All in all, the four novels seem to have little in common. I will not quote or comment on Super Extra Grande or 33 Revolutions, which have already been featured on this blog. See instead Rachel Cordasco’s and Jennifer Croft’s excellent introductions. This leaves me, instead, to comment briefly on Valdés’s The Weeping Woman and de Rojas’s The Year 200.

Winner of Planeta’s Azorín Prize, Valdés’s novel follows the relationship of Picasso and his lover-muse Dora Mara, the subject of many of the Spanish artist’s paintings, including, you guessed it, one titled “The Weeping Woman.”

At first blush, the novels of Elena Poniatowska come to mind, especially Querido Diego and Dos veces única, both of which rescue the memory of two women who were married to and served as muses for Diego Rivera, but with hints to Jackie Collins. Unlike Poniatowska’s novels, The Weeping Woman seems less inclined to rescue Dara Mara than to novelize her. The prose, at times, reads like the light literature of nineteenth-century French feuilletons of writers like Ponson du Terrail:

Yes, it was a young woman, not exactly pretty, but by her shape she was the type of woman the artist might find attractive. Blond, sublime green eyes, shock of straight and slightly flaxen hair, a soft complexion. She wasn’t vulgar, and she knew how to walk—that is, she walked with a sway in her hips, as if she were dancing, undulating with the rhythmic disdain of a mermaid.

As mentioned, The Weeping Woman was translated by David Frye, who also translated Yoss’s Super Extra Grande. As a translator, I cannot imagine shifting between two more radically different genres and registers. Frye does so, however, with aplomb.

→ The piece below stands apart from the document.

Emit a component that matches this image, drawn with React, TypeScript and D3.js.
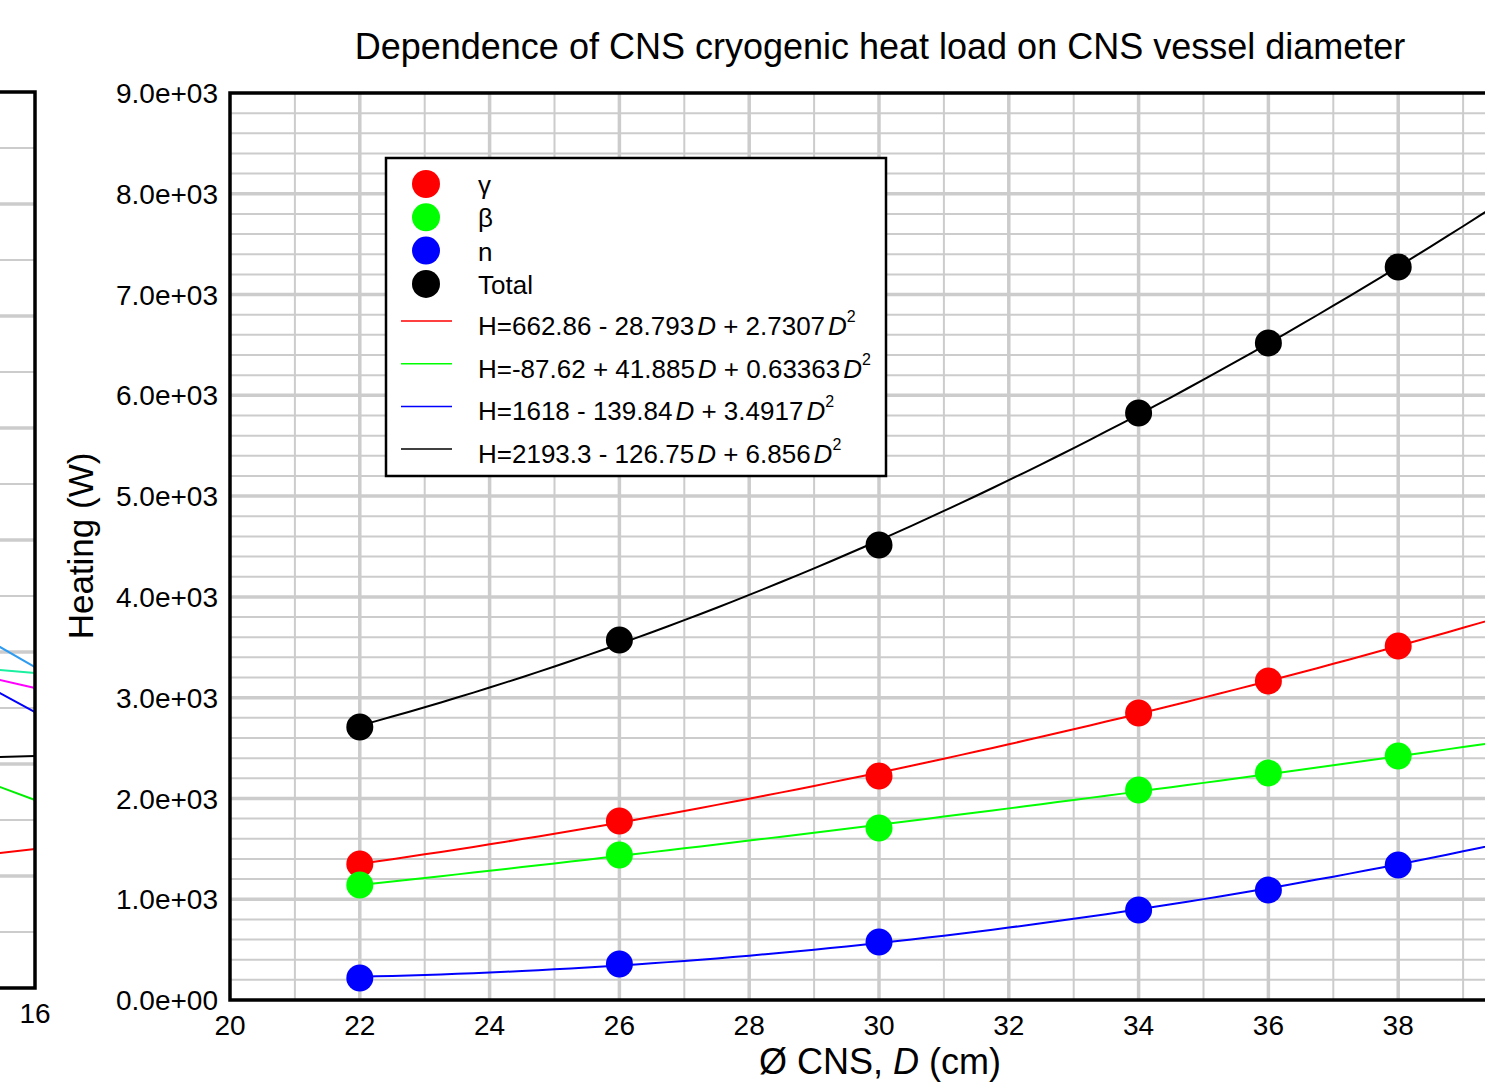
import { line, range, scaleLinear } from "d3"

// main chart: heat load vs vessel diameter
const diameters = [22, 26, 30, 34, 36, 38]
const gammaHeat = [1349, 1776, 2223, 2848, 3165, 3513]
const betaHeat = [1141, 1439, 1707, 2084, 2252, 2421]
const neutronHeat = [218, 357, 575, 893, 1091, 1340]
const totalHeat = [2709, 3572, 4515, 5825, 6519, 7273]

// quadratic fit coefficients H = a + bD + cD^2
const gammaFit = [662.86, -28.793, 2.7307]
const betaFit = [-87.62, 41.885, 0.63363]
const neutronFit = [1618, -139.84, 3.4917]
const totalFit = [2193.3, -126.75, 6.856]

const fitLabels = [
    ["H=662.86 - 28.793", " + 2.7307"],
    ["H=-87.62 + 41.885", " + 0.63363"],
    ["H=1618 - 139.84", " + 3.4917"],
    ["H=2193.3 - 126.75", " + 6.856"],
]
const pointLabels = ["γ", "β", "n", "Total"]
const seriesColors = ["#ff0000", "#00ff00", "#0000ff", "#000000"]

const xTicks = [20, 22, 24, 26, 28, 30, 32, 34, 36, 38, 40]
const yTicks = [0, 1000, 2000, 3000, 4000, 5000, 6000, 7000, 8000, 9000]

// the neighbouring chart, cut off at the left edge
const leftX = [15, 16]
const leftSeries = [
    { color: "#2f9bf0", values: [319.8, 286.6] },
    { color: "#1af0a0", values: [286.2, 281.3] },
    { color: "#ff00ff", values: [281.1, 267.9] },
    { color: "#0000ff", values: [277.9, 246.4] },
    { color: "#000000", values: [205.5, 207.1] },
    { color: "#00ee00", values: [189.4, 167.9] },
    { color: "#ff0000", values: [117.4, 124.1] },
]

const W = 1485
const H = 1083
const font = "'Liberation Sans', Arial, Helvetica, sans-serif"
const gridColor = "#cccccc"

const expFormat = (v: number) => {
    const [m, e] = v.toExponential(1).split("e")
    const sign = e[0] === "-" ? "-" : "+"
    const digits = e.replace(/[+-]/, "").padStart(2, "0")
    return `${m}e${sign}${digits}`
}

const App = () => {
    const x = scaleLinear().domain([20, 40]).range([230, 1528])
    const y = scaleLinear().domain([0, 9000]).range([1000, 93])

    const lx = scaleLinear().domain([15, 16]).range([-30, 35])
    const ly = scaleLinear().domain([0, 800]).range([988, 92])

    const fitD = range(22, 40.01, 0.25)
    const fitLine = (c: number[]) => line<number>()
        .x(d => x(d))
        .y(d => y(c[0] + c[1] * d + c[2] * d * d))(fitD)

    const points = [gammaHeat, betaHeat, neutronHeat, totalHeat]
    const fits = [gammaFit, betaFit, neutronFit, totalFit]

    const leftLine = line<number>().x((_, i) => lx(leftX[i])).y(d => ly(d))

    return (
        <svg width={W} height={H} style={{ position: "absolute", left: 0, top: 0, background: "#fff" }} fontFamily={font}>
            <defs>
                <clipPath id="plot">
                    <rect x={x(20)} y={y(9000)} width={x(40) - x(20)} height={y(0) - y(9000)} />
                </clipPath>
            </defs>

            {/* left neighbour chart */}
            <g>
                {range(50, 800, 50).map(v => (
                    <line key={v} x1={-10} x2={lx(16)} y1={ly(v)} y2={ly(v)}
                        stroke={gridColor} strokeWidth={v % 100 === 0 ? 3.5 : 2} />
                ))}
                {leftSeries.map((s, i) => (
                    <path key={i} d={leftLine(s.values)} fill="none" stroke={s.color} strokeWidth={2} />
                ))}
                <rect x={-20} y={ly(800)} width={lx(16) + 20} height={ly(0) - ly(800)}
                    fill="none" stroke="#000" strokeWidth={3.5} />
                <text x={lx(16)} y={1023} textAnchor="middle" fontSize={28}>16</text>
            </g>

            {/* grid */}
            <g>
                {range(21, 40, 1).filter(v => v % 2 !== 0).map(v => (
                    <line key={"xm" + v} x1={x(v)} x2={x(v)} y1={y(0)} y2={y(9000)} stroke={gridColor} strokeWidth={2} />
                ))}
                {range(200, 9000, 200).filter(v => v % 1000 !== 0).map(v => (
                    <line key={"ym" + v} x1={x(20)} x2={x(40)} y1={y(v)} y2={y(v)} stroke={gridColor} strokeWidth={2} />
                ))}
                {xTicks.slice(1, -1).map(v => (
                    <line key={"xM" + v} x1={x(v)} x2={x(v)} y1={y(0)} y2={y(9000)} stroke={gridColor} strokeWidth={3.5} />
                ))}
                {yTicks.slice(1, -1).map(v => (
                    <line key={"yM" + v} x1={x(20)} x2={x(40)} y1={y(v)} y2={y(v)} stroke={gridColor} strokeWidth={3.5} />
                ))}
            </g>

            {/* fits and points */}
            <g clipPath="url(#plot)">
                {fits.map((c, i) => (
                    <path key={i} d={fitLine(c) ?? ""} fill="none" stroke={seriesColors[i]} strokeWidth={2} />
                ))}
                {points.map((vals, i) => vals.map((v, j) => (
                    <circle key={i + "-" + j} cx={x(diameters[j])} cy={y(v)} r={13.5} fill={seriesColors[i]} />
                )))}
            </g>

            {/* frame */}
            <rect x={x(20)} y={y(9000)} width={x(40) - x(20)} height={y(0) - y(9000)}
                fill="none" stroke="#000" strokeWidth={3.5} />

            {/* axes labels */}
            {yTicks.map(v => (
                <text key={v} x={218} y={y(v)} dy="0.36em" textAnchor="end" fontSize={28}>{expFormat(v)}</text>
            ))}
            {xTicks.filter(v => x(v) + 20 < W).map(v => (
                <text key={v} x={x(v)} y={1035} textAnchor="middle" fontSize={28}>{v}</text>
            ))}
            <text x={880} y={1074} textAnchor="middle" fontSize={36}>
                Ø CNS, <tspan fontStyle="italic">D</tspan> (cm)
            </text>
            <text transform="translate(93,546) rotate(-90)" textAnchor="middle" fontSize={35}>Heating (W)</text>
            <text x={880} y={59} textAnchor="middle" fontSize={36}>
                Dependence of CNS cryogenic heat load on CNS vessel diameter
            </text>

            {/* legend */}
            <g>
                <rect x={386} y={158} width={500} height={318} fill="#fff" stroke="#000" strokeWidth={2.5} />
                {pointLabels.map((t, i) => (
                    <g key={t}>
                        <circle cx={426} cy={184 + i * 33.3} r={14} fill={seriesColors[i]} />
                        <text x={478} y={194 + i * 33.3} fontSize={26}>{t}</text>
                    </g>
                ))}
                {fitLabels.map((t, i) => (
                    <g key={i}>
                        <line x1={401} x2={452} y1={321 + i * 42.7} y2={321 + i * 42.7} stroke={seriesColors[i]} strokeWidth={1.5} />
                        <text x={478} y={335 + i * 42.7} fontSize={26}>
                            {t[0]}
                            <tspan dx={3} fontStyle="italic">D</tspan>
                            {t[1]}
                            <tspan dx={3} fontStyle="italic">D</tspan>
                            <tspan dx={0} dy={-13} fontSize={16}>2</tspan>
                        </text>
                    </g>
                ))}
            </g>
        </svg>
    )
}

export default App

Translated by Nick Caistor and Hebe Powell, The Year 200 (Restless Books) was originally published in 1990 as El año 200. Known perhaps best for his translation of Andrés Neuman’s The Traveler of the Century, and for working with co-translator Lorenza García, Caistor is one of my favorite Spanish-English translators working today. The following excerpt may give you an idea why:

The Hermitage Walls had vanished behind panels and consoles.

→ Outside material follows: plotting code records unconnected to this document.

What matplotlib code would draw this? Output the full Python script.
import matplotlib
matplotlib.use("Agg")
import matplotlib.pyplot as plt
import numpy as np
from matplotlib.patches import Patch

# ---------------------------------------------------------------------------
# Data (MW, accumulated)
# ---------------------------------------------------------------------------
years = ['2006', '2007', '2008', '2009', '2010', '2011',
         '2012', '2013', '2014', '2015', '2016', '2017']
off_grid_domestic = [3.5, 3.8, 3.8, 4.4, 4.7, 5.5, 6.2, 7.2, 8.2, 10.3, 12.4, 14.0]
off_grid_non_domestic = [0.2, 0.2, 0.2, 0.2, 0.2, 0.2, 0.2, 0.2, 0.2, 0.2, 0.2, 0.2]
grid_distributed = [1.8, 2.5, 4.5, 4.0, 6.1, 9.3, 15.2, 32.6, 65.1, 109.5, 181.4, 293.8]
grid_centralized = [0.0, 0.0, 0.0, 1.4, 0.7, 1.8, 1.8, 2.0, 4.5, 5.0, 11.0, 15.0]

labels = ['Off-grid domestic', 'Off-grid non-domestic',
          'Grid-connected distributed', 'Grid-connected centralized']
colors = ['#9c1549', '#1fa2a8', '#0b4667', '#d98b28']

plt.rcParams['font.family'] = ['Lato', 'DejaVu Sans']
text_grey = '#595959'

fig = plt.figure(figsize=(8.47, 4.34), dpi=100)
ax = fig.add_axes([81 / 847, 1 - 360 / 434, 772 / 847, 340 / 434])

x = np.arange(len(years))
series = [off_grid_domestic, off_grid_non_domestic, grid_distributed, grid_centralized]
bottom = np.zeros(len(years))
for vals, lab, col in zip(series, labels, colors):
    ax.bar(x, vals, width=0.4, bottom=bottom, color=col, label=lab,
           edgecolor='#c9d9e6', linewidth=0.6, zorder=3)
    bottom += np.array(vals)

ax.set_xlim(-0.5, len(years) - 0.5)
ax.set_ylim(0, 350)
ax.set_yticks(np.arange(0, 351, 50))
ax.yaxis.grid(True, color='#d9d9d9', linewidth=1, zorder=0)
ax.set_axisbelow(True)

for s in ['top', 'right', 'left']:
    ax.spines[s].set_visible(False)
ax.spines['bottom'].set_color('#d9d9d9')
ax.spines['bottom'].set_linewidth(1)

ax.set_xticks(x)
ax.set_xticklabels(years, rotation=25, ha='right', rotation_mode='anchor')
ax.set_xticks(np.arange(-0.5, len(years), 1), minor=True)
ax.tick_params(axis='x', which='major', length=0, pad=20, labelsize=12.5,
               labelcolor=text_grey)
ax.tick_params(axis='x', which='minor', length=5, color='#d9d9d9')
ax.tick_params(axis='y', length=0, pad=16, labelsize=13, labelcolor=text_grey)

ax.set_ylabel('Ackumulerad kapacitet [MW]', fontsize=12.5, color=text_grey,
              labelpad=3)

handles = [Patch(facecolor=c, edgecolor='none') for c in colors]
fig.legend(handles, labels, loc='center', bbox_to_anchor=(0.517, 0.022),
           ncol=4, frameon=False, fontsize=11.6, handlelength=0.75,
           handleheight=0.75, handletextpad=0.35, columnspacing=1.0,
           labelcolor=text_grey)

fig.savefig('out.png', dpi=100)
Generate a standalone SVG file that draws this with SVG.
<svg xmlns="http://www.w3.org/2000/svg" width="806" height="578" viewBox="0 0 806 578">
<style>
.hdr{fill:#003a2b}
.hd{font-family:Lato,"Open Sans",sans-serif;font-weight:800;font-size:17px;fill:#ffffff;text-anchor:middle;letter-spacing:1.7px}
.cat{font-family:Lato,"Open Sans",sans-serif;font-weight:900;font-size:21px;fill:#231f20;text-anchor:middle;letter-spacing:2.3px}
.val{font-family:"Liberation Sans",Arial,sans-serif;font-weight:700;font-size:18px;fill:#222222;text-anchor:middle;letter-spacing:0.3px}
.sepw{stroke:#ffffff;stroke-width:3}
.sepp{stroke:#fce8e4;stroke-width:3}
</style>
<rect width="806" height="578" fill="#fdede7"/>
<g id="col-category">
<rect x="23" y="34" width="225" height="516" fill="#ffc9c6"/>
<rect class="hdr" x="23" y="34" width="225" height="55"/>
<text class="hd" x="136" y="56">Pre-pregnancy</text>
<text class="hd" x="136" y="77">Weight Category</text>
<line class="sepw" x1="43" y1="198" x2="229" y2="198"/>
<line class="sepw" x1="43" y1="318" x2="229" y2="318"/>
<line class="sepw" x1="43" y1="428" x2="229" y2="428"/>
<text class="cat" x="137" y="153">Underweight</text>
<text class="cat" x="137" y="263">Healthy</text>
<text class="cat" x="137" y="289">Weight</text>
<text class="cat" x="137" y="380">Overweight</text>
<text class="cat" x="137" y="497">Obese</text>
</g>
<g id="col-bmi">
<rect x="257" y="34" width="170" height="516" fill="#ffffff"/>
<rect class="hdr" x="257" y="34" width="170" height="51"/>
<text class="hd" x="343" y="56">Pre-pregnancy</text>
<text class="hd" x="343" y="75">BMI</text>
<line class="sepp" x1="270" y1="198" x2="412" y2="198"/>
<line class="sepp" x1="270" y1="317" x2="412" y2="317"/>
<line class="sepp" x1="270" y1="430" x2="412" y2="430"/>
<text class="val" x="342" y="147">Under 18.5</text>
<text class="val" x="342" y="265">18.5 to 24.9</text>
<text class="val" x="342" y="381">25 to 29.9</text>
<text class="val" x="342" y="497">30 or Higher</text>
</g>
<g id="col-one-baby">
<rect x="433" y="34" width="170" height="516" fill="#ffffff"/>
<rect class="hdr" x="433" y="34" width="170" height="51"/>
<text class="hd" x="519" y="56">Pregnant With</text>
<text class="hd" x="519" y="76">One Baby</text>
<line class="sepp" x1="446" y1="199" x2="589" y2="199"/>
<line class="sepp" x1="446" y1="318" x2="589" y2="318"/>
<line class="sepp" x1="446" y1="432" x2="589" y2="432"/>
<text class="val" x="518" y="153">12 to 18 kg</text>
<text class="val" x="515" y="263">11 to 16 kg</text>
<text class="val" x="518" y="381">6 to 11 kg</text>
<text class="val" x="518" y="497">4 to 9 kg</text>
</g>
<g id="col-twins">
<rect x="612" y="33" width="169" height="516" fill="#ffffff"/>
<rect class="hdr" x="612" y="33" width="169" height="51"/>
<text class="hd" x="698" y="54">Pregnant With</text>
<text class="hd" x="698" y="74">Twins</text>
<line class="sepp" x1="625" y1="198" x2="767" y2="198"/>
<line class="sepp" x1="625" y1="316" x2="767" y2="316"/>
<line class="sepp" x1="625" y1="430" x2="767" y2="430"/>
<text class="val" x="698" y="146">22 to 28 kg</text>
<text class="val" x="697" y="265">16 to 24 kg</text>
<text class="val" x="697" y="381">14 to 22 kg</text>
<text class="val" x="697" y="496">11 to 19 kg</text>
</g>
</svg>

Multicolored dots zigzagged across some of the screens; others were covered with constantly changing figures; still more were dark. Flashing lights, leaping from bulb to bulb, column to column, in an unpredictable pattern.

Although I am not particularly a fan of science fiction, the novel’s quick, unadorned prose succeeded in holding my attention, which says as much for de Rojas’s writing as Caistor and Powell’s translation. That the second science fiction novel in this quartet of Cuban novels, Yoss’s Super Extra Grande, accomplished the same feat suggests that I should rethink my opinion of the genre.

After meeting Yoss in Havana, I continued with Eliezer down Avenida L to his bookshop, where I bought $250 worth of books, the majority written by Cuban writers, published on the island in a book industry imposed by socialism. Each of these books, however, are worth far more than the pennies they originally sold for or the CUC I paid for them. They also share another unfortunate fate: Most, if not all, will never be translated. More unfortunate, perhaps, is the knowledge that de Rojas didn’t live to see his novel translated and nominated for this prize. It is, after all, writers like de Rojas to whom Padura was referring, indeed championing, when he said:

Let’s not forget, as we recall the current situation of the resident Cuban writer and take note of some of his troubles and achievements, the most essential of the elements that define his character and the character of this work. Unlike other countries, where the most prominent or engaged writers tend to have a social or artistic presence thanks to the support of media with the greatest circulation or prestige, the Cuban writer has only his work and an occasional interview as a way of expressing his relationship to the world, to his reality, to his obsessions.